Day 127: Quito, Ecuador
The one thing I was most worried about with my family visiting was getting robbed in Quito, Ecuador. They haven’t traveled as much as I have and I remembered how traumatic it was the first time I was robbed in Saigon two years ago.
But I was serious about my trip and booked flights, my mother announced that she and my sister wanted to come visit me.
This may seem normal for some families but this was an extraordinary gesture for mine – my sister had only been to the Dominican Republic on an all inclusive vacation and my mother had been to a resort in Spain and Florida. Oh and she hates flying.
What made it an even grander gesture was that they wanted to travel like I did and backpack for two weeks.
After looking at my tentative itinerary we decided on Ecuador; it sounded like a quaint country that would be easy to travel. So they booked the tickets months in advance and we began to make plans.
But as I made my way through Central America I started hearing stories about Ecuador, particularly about theft in Quito.
Common Scams in Ecuador
1) A fake bus employee insists that you put your day bag up in the overhead compartment, when you leave you realize all your electronics are gone.
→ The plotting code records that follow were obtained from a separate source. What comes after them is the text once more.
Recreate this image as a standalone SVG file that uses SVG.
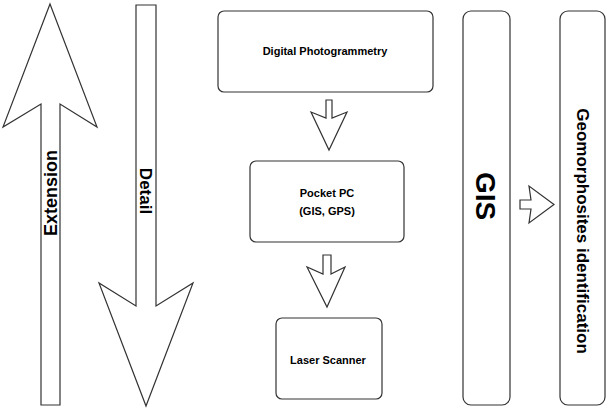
<svg xmlns="http://www.w3.org/2000/svg" width="609" height="410" viewBox="0 0 609 410">
<style>
.s{fill:#fff;stroke:#333;stroke-width:1.2;stroke-linejoin:miter}
.t{font-family:"Liberation Sans",Arial,sans-serif;font-weight:bold;fill:#000;text-anchor:middle}
</style>
<rect width="609" height="410" fill="#fff"/>
<g id="extension">
<path class="s" d="M50,4 L97,127 L60,104 L60,405 L41,405 L41,104 L3,127 Z"/>
<text class="t" font-size="18" transform="translate(56.5,193) rotate(-90)">Extension</text>
</g>
<g id="detail">
<path class="s" d="M136,5 L156,5 L156,306 L193,283 L146,406 L99,283 L136,306 Z"/>
<text class="t" font-size="17" transform="translate(140,191) rotate(90)">Detail</text>
</g>
<g id="digital-photogrammetry">
<rect class="s" x="218" y="11" width="215" height="81" rx="6"/>
<text class="t" font-size="11" x="325" y="55">Digital Photogrammetry</text>
</g>
<g id="pocket-pc">
<rect class="s" x="250" y="161" width="154" height="81" rx="6"/>
<text class="t" font-size="11" x="327" y="197">Pocket PC</text>
<text class="t" font-size="11" x="327" y="214.5">(GIS, GPS)</text>
</g>
<g id="laser-scanner">
<rect class="s" x="276" y="318" width="106" height="81" rx="6"/>
<text class="t" font-size="11" x="328" y="364">Laser Scanner</text>
</g>
<g id="gis">
<rect class="s" x="463" y="11" width="47" height="394" rx="8"/>
<text class="t" font-size="28" transform="translate(476,196) rotate(90)">GIS</text>
</g>
<g id="geomorphosites">
<rect class="s" x="560" y="11" width="45" height="394" rx="8"/>
<text class="t" font-size="17" transform="translate(577,231) rotate(90)">Geomorphosites identification</text>
</g>
<g id="connectors">
<path class="s" d="M326,100 L332,100 L332,118 L347,112 L329,150 L311,112 L326,118 Z"/>
<path class="s" d="M323,255 L331,255 L331,274 L345,267 L327,307 L307,267 L323,274 Z"/>
<path class="s" d="M520,200 L531,200 L529,186 L554,204.5 L529,223 L531,209 L520,209 Z"/>
</g>
</svg>
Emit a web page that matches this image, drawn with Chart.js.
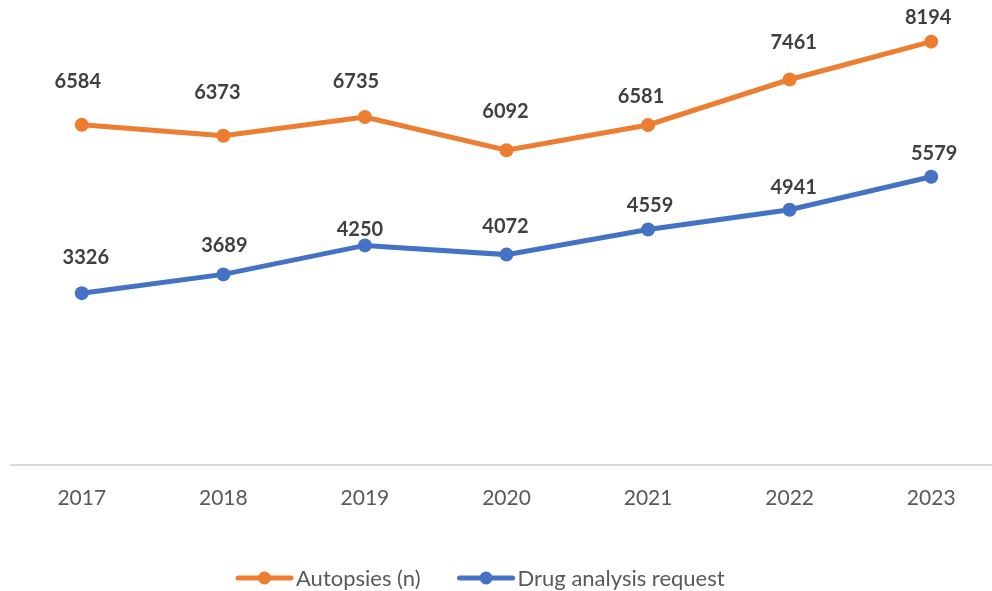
<!DOCTYPE html>
<html>
<head>
<meta charset="utf-8">
<script src="https://cdn.jsdelivr.net/npm/chart.js@4"></script>
<style>
  html, body { margin: 0; padding: 0; background: #ffffff; overflow: hidden; }
  #wrap { width: 992px; height: 591px; position: relative; overflow: hidden; }
  #c { display: block; }
</style>
</head>
<body>
<div id="wrap"><canvas id="c" width="1002" height="591"></canvas></div>
<script>
// ---- data ----
const years = ['2017', '2018', '2019', '2020', '2021', '2022', '2023'];
const autopsies = [6584, 6373, 6735, 6092, 6581, 7461, 8194];
const drugRequests = [3326, 3689, 4250, 4072, 4559, 4941, 5579];
const seriesNames = ['Autopsies (n)', 'Drug analysis request'];

// ---- styles ----
const ORANGE = '#ED7D31';
const BLUE = '#4472C4';
const FONT = 'Lato';

// label placement tweaks (relative to each point, pixels)
const labelShift = [
  { dx: [-4, -6, -9, -1, -7, 4, -3], dy: [-43, -43, -35, -39, -28, -37, -24] },
  { dx: [4, 1, -5, -1, 2, 4, 3], dy: [-36, -29, -16, -28, -24, -22, -23] }
];

const labelPlugin = {
  id: 'valueLabels',
  afterDatasetsDraw(chart) {
    const ctx = chart.ctx;
    ctx.save();
    ctx.font = 'bold 20px ' + FONT;
    ctx.fillStyle = '#404040';
    ctx.textAlign = 'center';
    ctx.textBaseline = 'middle';
    chart.data.datasets.forEach((ds, di) => {
      const meta = chart.getDatasetMeta(di);
      meta.data.forEach((pt, i) => {
        ctx.fillText(String(ds.data[i]), pt.x + labelShift[di].dx[i], pt.y + labelShift[di].dy[i]);
      });
    });
    ctx.restore();
  }
};

const legendPlugin = {
  id: 'customLegend',
  afterDraw(chart) {
    const ctx = chart.ctx;
    ctx.save();
    ctx.font = '22px ' + FONT;
    ctx.textBaseline = 'middle';
    ctx.textAlign = 'left';
    const y = 578;
    let x = 236;
    chart.data.datasets.forEach((ds) => {
      const col = ds.borderColor;
      ctx.strokeStyle = col;
      ctx.lineWidth = 5;
      ctx.lineCap = 'round';
      ctx.beginPath();
      ctx.moveTo(x + 2, y);
      ctx.lineTo(x + 55, y);
      ctx.stroke();
      ctx.fillStyle = col;
      ctx.beginPath();
      ctx.arc(x + 28.5, y, 6.5, 0, Math.PI * 2);
      ctx.fill();
      ctx.fillStyle = '#595959';
      ctx.fillText(ds.label, x + 60, y + 1);
      x += 60 + ctx.measureText(ds.label).width + 37;
    });
    ctx.restore();
  }
};

new Chart(document.getElementById('c'), {
  type: 'line',
  data: {
    labels: years,
    datasets: [
      {
        label: seriesNames[0],
        data: autopsies,
        borderColor: ORANGE,
        backgroundColor: ORANGE,
        borderWidth: 5,
        pointRadius: 7,
        pointBorderWidth: 0,
        pointBackgroundColor: ORANGE,
        tension: 0,
        clip: false
      },
      {
        label: seriesNames[1],
        data: drugRequests,
        borderColor: BLUE,
        backgroundColor: BLUE,
        borderWidth: 5,
        pointRadius: 7,
        pointBorderWidth: 0,
        pointBackgroundColor: BLUE,
        tension: 0,
        clip: false
      }
    ]
  },
  options: {
    responsive: false,
    animation: false,
    devicePixelRatio: 1,
    layout: { autoPadding: false, padding: { left: 11, right: 0, top: 0, bottom: 82 } },
    plugins: {
      legend: { display: false },
      tooltip: { enabled: false }
    },
    scales: {
      x: {
        offset: true,
        grid: { display: false, drawTicks: false, offset: true },
        border: { display: true, color: '#d9d9d9', width: 2 },
        ticks: {
          color: '#595959',
          font: { family: FONT, size: 21 },
          padding: 21,
          maxRotation: 0
        },
        afterFit(scale) { scale.height = 44; }
      },
      y: {
        display: false,
        min: 0,
        max: 9000
      }
    }
  },
  plugins: [labelPlugin, legendPlugin]
});
</script>
</body>
</html>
2) Someone throws ketchup or another liquid on you and a kind woman offers tissues and says she’ll watch your bag if you put it down. The bag is taken as you are preoccupied with the mess.
3) You wake up in an unknown place, robbed, after a night out with a beautiful woman at a bar – okay not applicable to us.
So as their departure approached I tried to delicately balance informing my family that they should be aware of theft without scaring them; constantly reaffirming that while theft was common, violence was not.
They arrived they wearing their money belts I had bought for them in Canada. The next day they carried only $5 each, as instructed, and we had a free walking tour of the city and our guide warned us about pickpocketing, particularly at night.
We had a nice lunch at a local restaurant and made our way back to the hostel through the colonial streets of Old Quito.
So far it was a perfect first day.
As we turned the corner to the hostel my sister screamed as a man pushed her. I pushed him back and he ran off with her camera that she had been gingerly holding under her arm, knowing that she needed to be careful.
It was that quick.
We saw him run off down the street and around the corner.
Although shaken up, she was fine and there was nothing to do but walk the remaining 20 feet to the hostel. We later found out that the corner was particularly bad for this as it’s next to the black market.
The good news was that if we wanted to we could probably go buy it back. But her camera was 5 years old and she had only taken 3 photos that day so we just cut our losses.
A bad start to the trip, having also been robbed I wanted to minimize the damage so within hours we went back out on the street. We were all a bit jumpy but we needed to shake off the disappointment that people will rob you.
I asked my sister how she was doing and she said she wasn’t scared because now she had nothing left to steal.
Looking back I realized I had given my family such specific instructions on what to bring to Ecuador but I forgot the most important – bring clothing with pockets so you can put your camera and money it it. Because she didn’t have pockets in her pants or sweater she had to carry it, the thieve could have been watching us for blocks. Such a simple tip and yet easily overlook.
Tips to Avoid Getting Robbed in Ecuador
1. Clothing with pockets, we learned this one the hard way.
2. Never let anyone touch your bag on a bus. If you have valuables keep them on your lap at all times. Don’t even think of putting them at your feet as even the most experienced traveler realized the hard way.
3. If anyone other than a policeman stops you to ask a question, help you with something, wipe a stain keep walking!
4. In transit keep your bag close to you and in front of you. On the streetcar thieves work in groups to pickpocket and pass it onto someone so when you question them they have nothing on hand.
5. When you arrive to a town people will approach you to take you to their hostel or of someone they know but there have been cases where they take them to isolated places to rob them. It’s better to be safe than worry about being rude, don’t go with anyone you don’t know.